Tribune of the people

Revolutionary candidates: Saklatvala

Shapurji Saklatvala came to Britain from India in 1905 at the age of 31. Although from a bourgeois family, he soon embraced socialist ideas. By 1907 he had joined the Social Democratic Federation (later to become the British Socialist Party), but his main activity in this period was in the Independent Labour Party, which he joined in 1909. There were no bans on dual membership, and in fact both groups were affiliated to the Labour Party.

After the Russian Revolution he became a firm supporter of the Third International, campaigning tirelessly for ILP affiliation. He welcomed the formation of the Communist Party of Great Britain in 1920, but did not join immediately, attempting instead to win the ILP as a whole to enter the CPGB and the International. Only when this appeared impossible did he resign from the ILP and join the CPGB. In our view he should have continued the fight within the ILP, where he carried great respect, even after joining the CPGB.

At about the same time, in June 1921, he was adopted as Labour Party parliamentary candidate for the Battersea North constituency in London, where he was well known as an ILP activist. Unlike the Socialist Labour Party today, there were at that time no rules excluding CPGB members from the Labour Party. Indeed, the refusal to allow the Communist Party to affiliate as a body in 1921 was a new departure in Labour Party history - most communists had been in the BSP, an organisation which was affiliated until it dissolved itself into the CPGB upon its formation.

Despite being well known as a communist, Saklatvala was endorsed as Battersea North candidate by the Labour Party National Executive Committee. When a delegate at the 1922 annual conference asked why Saklatvala had been endorsed while the candidate for Leith (another CPGB member) had not, Arthur Henderson, the general secretary, replied that Saklatvala had accepted the NEC’s conditions, whereas the Leith comrade had not. These conditions were: he should be described only as ‘the Labour candidate’, he should join the parliamentary Labour group if elected and should give prominence to the issues as defined by the NEC in the election campaign. Therefore, Henderson stated, there was no difference between the NEC’s endorsement of Saklatvala and any other candidate.

Henderson said that any inconsistency seemed to be on the part of the CPGB, and this was probably accurate. Saklatvala appears to have kept to the conditions in the 1922 general election, campaigning broadly on Labour Party policy. His election address stated:

“I enclose herewith the Labour Party’s official manifesto which I am pledged to support with the only criticism that this is the least that one can demand under the present conditions of life all over the world” (all quotes unless indicated taken from M Squires Saklatvala London 1990).

His manifesto listed in imprecise terms the need for “better state housing, the highest possible type of state education, financial provision for aged people, mothers, widows, orphans, ex-service victims and locked out workers”. It also called for “a more just distribution of the income tax”, aiming to “relieve the lower middle class earner from his income tax on unlivable incomes of £250 a year”.

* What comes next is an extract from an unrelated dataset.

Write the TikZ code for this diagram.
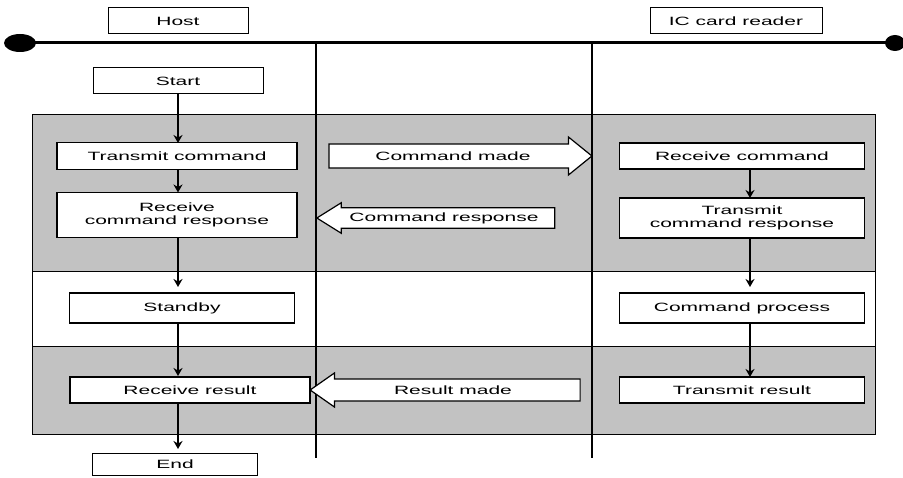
\documentclass[tikz,border=0pt]{standalone}
\usepackage{fontspec}
\newfontfamily\lanefont[FakeStretch=1.75]{Liberation Sans}
\usepackage{tikz}
\usetikzlibrary{arrows,arrows.meta,shapes.arrows,positioning}

\begin{document}
\begin{tikzpicture}[x=1pt,y=-1pt,>={Stealth[length=8pt,width=9pt]},
  box/.style={draw,line width=1.4pt,fill=white,font={\lanefont\fontsize{12}{13}\selectfont},align=center,inner sep=0pt},
  title/.style={box,line width=1pt,minimum height=26pt},
  msg/.style={single arrow,draw,line width=1.2pt,fill=white,font={\lanefont\fontsize{12}{13}\selectfont},inner xsep=2pt,single arrow head indent=0pt},
  flow/.style={->,line width=1.8pt},
  band/.style={fill=black!24}]
\useasboundingbox (0,0) rectangle (903,478);

  % shaded phases
  \fill[band] (32,115) rectangle (875,272);
  \fill[band] (32,347) rectangle (875,435);
  \draw[line width=1pt] (32,115) rectangle (875,435);
  \draw[line width=1pt] (32,272) -- (875,272) (32,347) -- (875,347);

  % time line and lanes
  \draw[line width=3pt] (18,43) -- (892,43);
  \fill (20,43) ellipse (16pt and 9pt);
  \fill (895,43) ellipse (10pt and 8pt);
  \draw[line width=2.6pt] (316,43) -- (316,458);
  \draw[line width=2.6pt] (592,43) -- (592,458);

  \node[title,minimum width=140pt] (host) at (178,21) {Host};
  \node[title,minimum width=172pt] (reader) at (736,21) {IC card reader};

  % host side
  \node[title,minimum width=170pt] (start) at (178,81) {Start};
  \node[box,minimum width=240pt,minimum height=27pt] (tcmd) at (177,156) {Transmit command};
  \node[box,minimum width=240pt,minimum height=45pt] (rresp) at (177,215) {Receive\\command response};
  \node[box,minimum width=225pt,minimum height=30pt] (standby) at (182,308) {Standby};
  \node[box,minimum width=240pt,minimum height=26pt] (rres) at (190,390) {Receive result};
  \node[title,minimum width=165pt,minimum height=22pt] (end) at (175,464) {End};

  % reader side
  \node[box,minimum width=245pt,minimum height=26pt] (rcmd) at (742,156) {Receive command};
  \node[box,minimum width=245pt,minimum height=40pt] (tresp) at (742,218) {Transmit\\command response};
  \node[box,minimum width=245pt,minimum height=30pt] (cproc) at (742,308) {Command process};
  \node[box,minimum width=245pt,minimum height=26pt] (tres) at (742,390) {Transmit result};

  % messages
  \node[msg,minimum height=263pt,inner ysep=7pt,single arrow head extend=7pt,single arrow tip angle=78] (cmdmade) at (453,156) {Command made};
  \node[msg,minimum height=238pt,inner ysep=4pt,single arrow head extend=5pt,single arrow tip angle=64,shape border rotate=180] (cmdresp) at (444,218) {Command response};
  \node[msg,minimum height=270pt,inner ysep=6pt,single arrow head extend=6pt,single arrow tip angle=70,shape border rotate=180] (resmade) at (453,390) {Result made};

  \path[flow] (start.south -| 178,0) edge (178,143)
              (178,169.5) edge (178,192.5)
              (178,237.5) edge (178,287)
              (178,323) edge (178,376)
              (178,403) edge (178,449);
  \path[flow] (750,169) edge (750,198)
              (750,238) edge (750,287)
              (750,323) edge (750,377);
\end{tikzpicture}
\end{document}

Although it called for nationalisation “where grievous harm by private ownership has been clearly proved” and a levy on massed fortunes, it was hardly a revolutionary socialist manifesto. Entirely absent was the notion that socialism is the mass self-activity of the working class, achieved through its own self-liberation. Like many SLP members today, Saklatvala appeared to go along with the Labour Party view that its job was to hand down reforms to the working class once elected into government.

The Battersea branch of the CPGB was formed in late 1921 - after Saklatvala’s nomination - but there is no doubt that many individual Party members were active in the local trade union and labour movement. Saklatvala said in his election address: “The scare cry of ‘communist’ which is sure to be raised by 11th-hour leaflets will fortunately not frighten the electors of North Battersea.” He referred to two communist Labour councillors on the London County Council and six on the borough council.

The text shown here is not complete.